Building Safer Autonomous Agents by Leveraging Risky Driving Behavior Knowledge
This work addresses the challenge of creating safer autonomous agents for real-world driving by incorporating risky behavior knowledge, though it is incremental as it builds on existing simulation and reinforcement learning methods.
The study tackled the problem of training autonomous driving agents in simulation environments that lack realistic risky driving behaviors by systematically generating risk-prone scenarios with heavy traffic and unexpected random behavior. The result was improved performance of model-free learning agents compared to baseline agents, with a measured performance improvement from incorporating these scenarios.

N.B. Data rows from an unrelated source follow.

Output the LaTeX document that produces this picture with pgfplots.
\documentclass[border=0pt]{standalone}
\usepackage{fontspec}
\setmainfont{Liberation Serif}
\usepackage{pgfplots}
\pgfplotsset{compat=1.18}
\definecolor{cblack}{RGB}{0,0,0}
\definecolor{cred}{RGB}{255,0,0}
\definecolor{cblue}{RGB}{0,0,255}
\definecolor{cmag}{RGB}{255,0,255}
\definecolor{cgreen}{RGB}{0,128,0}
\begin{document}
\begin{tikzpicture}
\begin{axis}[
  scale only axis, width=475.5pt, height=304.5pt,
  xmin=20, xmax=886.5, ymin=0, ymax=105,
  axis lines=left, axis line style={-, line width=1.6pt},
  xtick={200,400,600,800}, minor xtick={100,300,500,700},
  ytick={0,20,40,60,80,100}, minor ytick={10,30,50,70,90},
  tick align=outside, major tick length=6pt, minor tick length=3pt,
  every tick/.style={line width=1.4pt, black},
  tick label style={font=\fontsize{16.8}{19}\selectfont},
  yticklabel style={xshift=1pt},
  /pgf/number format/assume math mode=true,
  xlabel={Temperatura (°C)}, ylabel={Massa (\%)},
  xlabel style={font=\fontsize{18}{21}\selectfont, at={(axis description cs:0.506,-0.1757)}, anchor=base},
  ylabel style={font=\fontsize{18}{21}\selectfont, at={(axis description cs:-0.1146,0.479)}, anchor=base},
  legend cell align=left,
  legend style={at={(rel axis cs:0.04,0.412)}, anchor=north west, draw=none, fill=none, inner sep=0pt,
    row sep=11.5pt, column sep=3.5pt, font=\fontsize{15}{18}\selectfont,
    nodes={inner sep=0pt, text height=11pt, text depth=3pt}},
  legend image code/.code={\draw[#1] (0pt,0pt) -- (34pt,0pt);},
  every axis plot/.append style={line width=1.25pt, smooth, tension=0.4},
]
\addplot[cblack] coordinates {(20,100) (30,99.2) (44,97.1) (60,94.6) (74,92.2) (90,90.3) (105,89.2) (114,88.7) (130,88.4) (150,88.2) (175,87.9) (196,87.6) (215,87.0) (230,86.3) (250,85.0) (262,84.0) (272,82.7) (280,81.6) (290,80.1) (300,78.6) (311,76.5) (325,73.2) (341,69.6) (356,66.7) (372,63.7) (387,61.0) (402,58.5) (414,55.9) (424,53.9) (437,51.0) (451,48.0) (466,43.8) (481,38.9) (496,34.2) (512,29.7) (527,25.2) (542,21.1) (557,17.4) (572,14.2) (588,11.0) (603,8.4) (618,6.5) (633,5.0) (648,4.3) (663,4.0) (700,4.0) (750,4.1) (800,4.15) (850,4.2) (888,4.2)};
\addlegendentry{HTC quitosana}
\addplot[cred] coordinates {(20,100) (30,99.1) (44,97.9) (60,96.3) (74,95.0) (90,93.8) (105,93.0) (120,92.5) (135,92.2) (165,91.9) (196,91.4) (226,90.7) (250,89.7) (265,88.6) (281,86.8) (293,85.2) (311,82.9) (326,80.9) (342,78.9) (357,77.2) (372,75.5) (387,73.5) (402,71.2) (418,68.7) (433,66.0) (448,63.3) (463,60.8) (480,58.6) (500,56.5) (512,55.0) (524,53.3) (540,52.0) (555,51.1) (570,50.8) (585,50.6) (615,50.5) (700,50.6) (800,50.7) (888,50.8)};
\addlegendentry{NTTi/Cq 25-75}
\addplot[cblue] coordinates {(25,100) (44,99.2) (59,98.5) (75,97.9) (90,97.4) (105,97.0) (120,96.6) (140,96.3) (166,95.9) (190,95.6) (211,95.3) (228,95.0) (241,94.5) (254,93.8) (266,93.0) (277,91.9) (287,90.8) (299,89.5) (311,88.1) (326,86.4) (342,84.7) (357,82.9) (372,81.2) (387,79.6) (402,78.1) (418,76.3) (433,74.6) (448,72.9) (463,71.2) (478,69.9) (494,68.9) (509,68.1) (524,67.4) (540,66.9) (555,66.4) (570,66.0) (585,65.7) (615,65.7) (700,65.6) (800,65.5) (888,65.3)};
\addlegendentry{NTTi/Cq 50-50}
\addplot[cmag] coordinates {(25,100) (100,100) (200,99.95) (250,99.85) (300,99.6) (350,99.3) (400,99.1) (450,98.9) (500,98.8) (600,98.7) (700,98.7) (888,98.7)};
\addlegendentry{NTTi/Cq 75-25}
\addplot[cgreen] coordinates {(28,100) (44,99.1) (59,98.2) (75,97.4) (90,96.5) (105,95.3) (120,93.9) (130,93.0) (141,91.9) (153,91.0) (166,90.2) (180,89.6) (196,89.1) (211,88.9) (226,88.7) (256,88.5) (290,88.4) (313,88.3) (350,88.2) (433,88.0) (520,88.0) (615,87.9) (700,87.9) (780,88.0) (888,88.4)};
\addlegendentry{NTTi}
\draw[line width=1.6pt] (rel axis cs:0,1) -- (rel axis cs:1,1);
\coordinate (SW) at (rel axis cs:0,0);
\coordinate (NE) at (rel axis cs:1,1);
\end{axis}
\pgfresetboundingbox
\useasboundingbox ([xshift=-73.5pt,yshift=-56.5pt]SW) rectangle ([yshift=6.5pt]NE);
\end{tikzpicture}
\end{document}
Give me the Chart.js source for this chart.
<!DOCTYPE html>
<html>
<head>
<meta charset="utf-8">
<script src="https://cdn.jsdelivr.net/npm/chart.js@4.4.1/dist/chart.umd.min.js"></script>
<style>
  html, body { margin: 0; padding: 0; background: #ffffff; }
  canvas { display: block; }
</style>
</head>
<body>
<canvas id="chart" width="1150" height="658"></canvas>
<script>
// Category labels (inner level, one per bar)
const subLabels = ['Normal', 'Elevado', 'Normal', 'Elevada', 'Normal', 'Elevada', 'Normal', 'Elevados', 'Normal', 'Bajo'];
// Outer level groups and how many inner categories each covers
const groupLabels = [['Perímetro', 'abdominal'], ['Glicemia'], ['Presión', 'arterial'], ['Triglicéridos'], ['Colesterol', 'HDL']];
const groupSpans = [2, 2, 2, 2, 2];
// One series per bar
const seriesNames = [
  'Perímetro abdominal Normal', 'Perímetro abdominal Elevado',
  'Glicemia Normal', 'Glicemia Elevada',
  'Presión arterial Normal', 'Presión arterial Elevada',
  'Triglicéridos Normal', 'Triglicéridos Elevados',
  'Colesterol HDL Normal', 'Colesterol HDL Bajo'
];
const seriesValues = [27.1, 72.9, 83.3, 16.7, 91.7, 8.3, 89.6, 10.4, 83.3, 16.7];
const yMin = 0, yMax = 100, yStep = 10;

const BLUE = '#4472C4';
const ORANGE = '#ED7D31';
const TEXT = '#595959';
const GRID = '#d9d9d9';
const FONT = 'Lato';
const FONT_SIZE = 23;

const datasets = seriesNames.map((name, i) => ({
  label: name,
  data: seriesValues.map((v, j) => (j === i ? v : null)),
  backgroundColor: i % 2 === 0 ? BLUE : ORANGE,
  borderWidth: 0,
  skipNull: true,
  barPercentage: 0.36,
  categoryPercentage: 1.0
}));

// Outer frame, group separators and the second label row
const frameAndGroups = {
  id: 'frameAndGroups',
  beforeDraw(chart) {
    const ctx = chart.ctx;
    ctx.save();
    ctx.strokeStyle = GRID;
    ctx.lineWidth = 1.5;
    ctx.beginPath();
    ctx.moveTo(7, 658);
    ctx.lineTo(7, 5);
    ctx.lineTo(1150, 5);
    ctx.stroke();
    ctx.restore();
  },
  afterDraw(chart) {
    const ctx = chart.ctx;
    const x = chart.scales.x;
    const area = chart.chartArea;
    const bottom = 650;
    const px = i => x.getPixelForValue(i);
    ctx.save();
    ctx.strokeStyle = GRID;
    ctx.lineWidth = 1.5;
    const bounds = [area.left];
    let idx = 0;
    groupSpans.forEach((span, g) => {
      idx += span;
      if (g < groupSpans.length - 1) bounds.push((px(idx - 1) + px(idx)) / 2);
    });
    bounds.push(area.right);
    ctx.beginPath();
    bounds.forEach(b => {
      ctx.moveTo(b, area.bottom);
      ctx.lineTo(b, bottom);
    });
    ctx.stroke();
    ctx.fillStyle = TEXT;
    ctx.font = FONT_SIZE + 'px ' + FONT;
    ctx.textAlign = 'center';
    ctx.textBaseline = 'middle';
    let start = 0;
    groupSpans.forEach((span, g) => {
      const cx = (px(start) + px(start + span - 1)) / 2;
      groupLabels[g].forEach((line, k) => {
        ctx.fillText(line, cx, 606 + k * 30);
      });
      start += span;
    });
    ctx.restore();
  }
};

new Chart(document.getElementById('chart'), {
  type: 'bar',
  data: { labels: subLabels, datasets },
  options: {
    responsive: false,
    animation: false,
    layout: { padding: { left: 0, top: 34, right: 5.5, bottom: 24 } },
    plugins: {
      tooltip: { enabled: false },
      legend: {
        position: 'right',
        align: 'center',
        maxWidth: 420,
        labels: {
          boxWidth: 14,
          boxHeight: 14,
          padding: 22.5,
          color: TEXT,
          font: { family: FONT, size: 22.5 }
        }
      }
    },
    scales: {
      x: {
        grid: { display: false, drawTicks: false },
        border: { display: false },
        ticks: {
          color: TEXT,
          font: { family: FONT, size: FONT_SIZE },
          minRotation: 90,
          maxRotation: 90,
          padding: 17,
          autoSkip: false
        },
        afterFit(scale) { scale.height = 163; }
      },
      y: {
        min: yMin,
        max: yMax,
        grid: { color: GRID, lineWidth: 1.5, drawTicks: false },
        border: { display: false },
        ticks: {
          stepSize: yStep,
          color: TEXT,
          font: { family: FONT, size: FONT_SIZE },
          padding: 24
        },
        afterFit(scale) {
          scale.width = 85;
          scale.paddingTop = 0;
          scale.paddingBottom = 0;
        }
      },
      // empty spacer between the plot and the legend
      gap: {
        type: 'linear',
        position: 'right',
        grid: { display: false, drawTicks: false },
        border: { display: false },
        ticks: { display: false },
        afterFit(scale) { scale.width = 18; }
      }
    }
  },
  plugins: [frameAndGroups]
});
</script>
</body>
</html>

Simulation environments are good for learning different driving tasks like lane changing, parking or handling intersections etc. in an abstract manner. However, these simulation environments often restrict themselves to operate under conservative interaction behavior amongst different vehicles. But, as we know, real driving tasks often involve very high risk scenarios where other drivers often don't behave in the expected sense. There can be many reasons for this behavior like being tired or inexperienced. The simulation environment doesn't take this information into account while training the navigation agent. Therefore, in this study we especially focus on systematically creating these risk prone scenarios with heavy traffic and unexpected random behavior for creating better model-free learning agents. We generate multiple autonomous driving scenarios by creating new custom Markov Decision Process (MDP) environment iterations in the highway-env simulation package. The behavior policy is learnt by agents trained with the help from deep reinforcement learning models. Our behavior policy is deliberated to handle collisions and risky randomized driver behavior. We train model free learning agents with supplement information of risk prone driving scenarios and compare their performance with baseline agents. Finally, we casually measure the impact of adding these perturbations in the training process to precisely account for the performance improvement obtained from utilizing the learnings from these scenarios.